First Chemotherapy – FEC.
I’m not being rude…. FEC – Fluorouracil, Epirubicin and Cyclophosphamide. Three MASSIVE syringes – one of the F, two of the ‘E’ then the final drug ‘C’ through an IV drip.
Ok they weren’t MASSIVE, but they weren’t like the ones you give medicine to kids from! I felt a bit light headed after all that lot went in, but then headed home.
I was offered the use of the Cold Cap. I’d read a lot about this beforehand but decided that as it wasn’t guaranteed that the hair would be saved, yet brain freeze and headaches WERE guaranteed, I decided this was something I could do without. My pain threshold was appallingly low so I declined (aka chickening out). For me I don’t regret that decision. Some people still lose their hair, some lose 50%, some only lose a little. I knew how I hated headaches and this swayed me to not use it.
So that was Monday, 27 Feb 2017. Now Jump 14 days on.
I ‘strand’ corrected!
By the end of the second week of the chemo cycle, I started to notice a few hairs on my shoulders of my cardigan at work. I wondered if this was just coincidence – you know, the usual amount that comes out and you don’t think anything of it, or was it the start and I was going to wake up with hair all over my pillow, or clumps in the shower. It was the start. And the loss gathered momentum. That Oncologist was right.

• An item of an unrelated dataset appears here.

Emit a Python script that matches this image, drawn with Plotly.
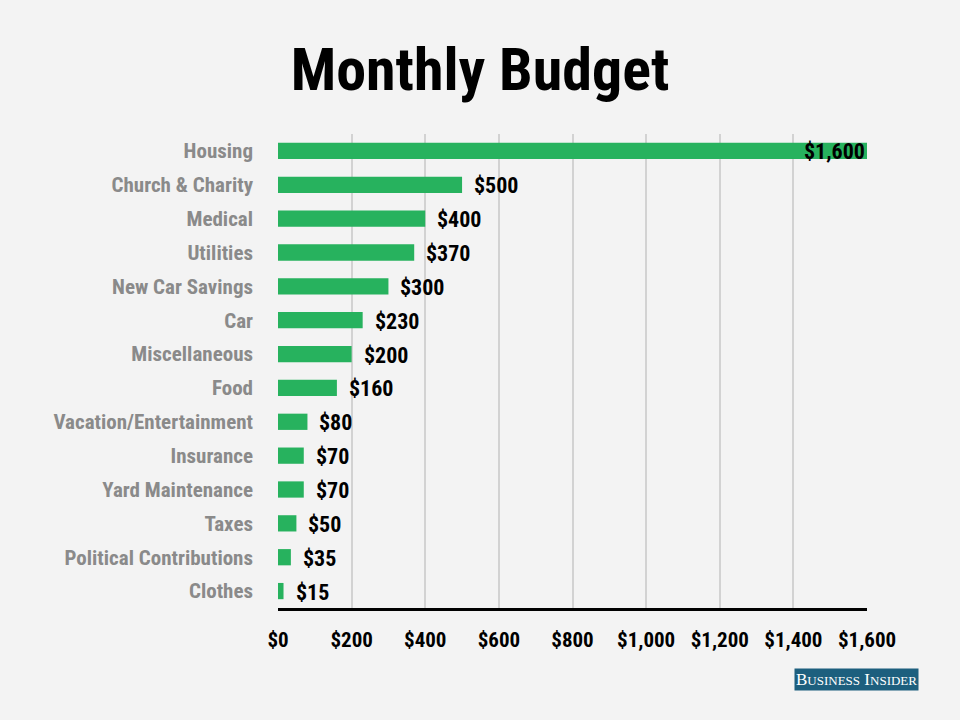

For the next week I went to work as normal and every day the lovely ladies in the office would sort my shoulders out, clearing the constant strands (I did ask them to do this by the way – they didn’t just keep touching me!). When I washed my hair in the shower I’d get small amounts come away in my hands. I tried not to brush it vigorously, or wash it too much in the end, thinking it would delay or stop the inevitable. But of course that failed.
Everywhere I looked around the house, there were strands. However rather than clumps, it was thinning out from underneath first. So actually the shape, remained.
Towards the end of the third week of the chemo cycle, I was struggling to style my hair for work and could see it was receding on top.
It happened so quickly!
I didn’t expect this amount of hair loss after ONE cycle of chemotherapy.
That weekend (with cycle 2 of FEC due on the Monday) I went to the hair dressers and asked them to cut it all short for me and it really showed how much had come out. I could see my scalp through what was left.
That was it – the scarves I’d bought in readiness, came out. By this stage too, my scalp was sore. It hurt to brush it, wash it, touch it.
In 7 days my hair had gone from being thick and full, to thin and wispy and I looked like an old lady.
I felt horrible. Unattractive. I now looked in the mirror and didn’t recognise myself.
The scalp pain got worse. Even though most of the hair had gone, it was so sore still. The next day I had round two of Chemo. Chatting to the nurse, I mentioned how sore my scalp was.
She pulled the curtain round, called in the Senior nurse and they checked it out for me. I had something similar to Cradle Cap babies get, and the fact it was so sore, they said the best thing for me to do… was to shave the rest off.
I burst into tears.
Braving the Shave
The thought of shaving the remaining strands off upset me more than it coming out in my hands. I went home after the hospital, and that evening I sat in a chair in the kitchen, my Husband got the clippers, and off it came.
Grade 1 all over.
I cried continually.
It felt weird. I looked weird.
But the scalp pain had gone! Completely gone!
The chemotherapy affects the hair follicles within the scalp and the weight of the strands naturally pulling on them is what causes the pain.
Shave them off – the pain goes. It was such a relief.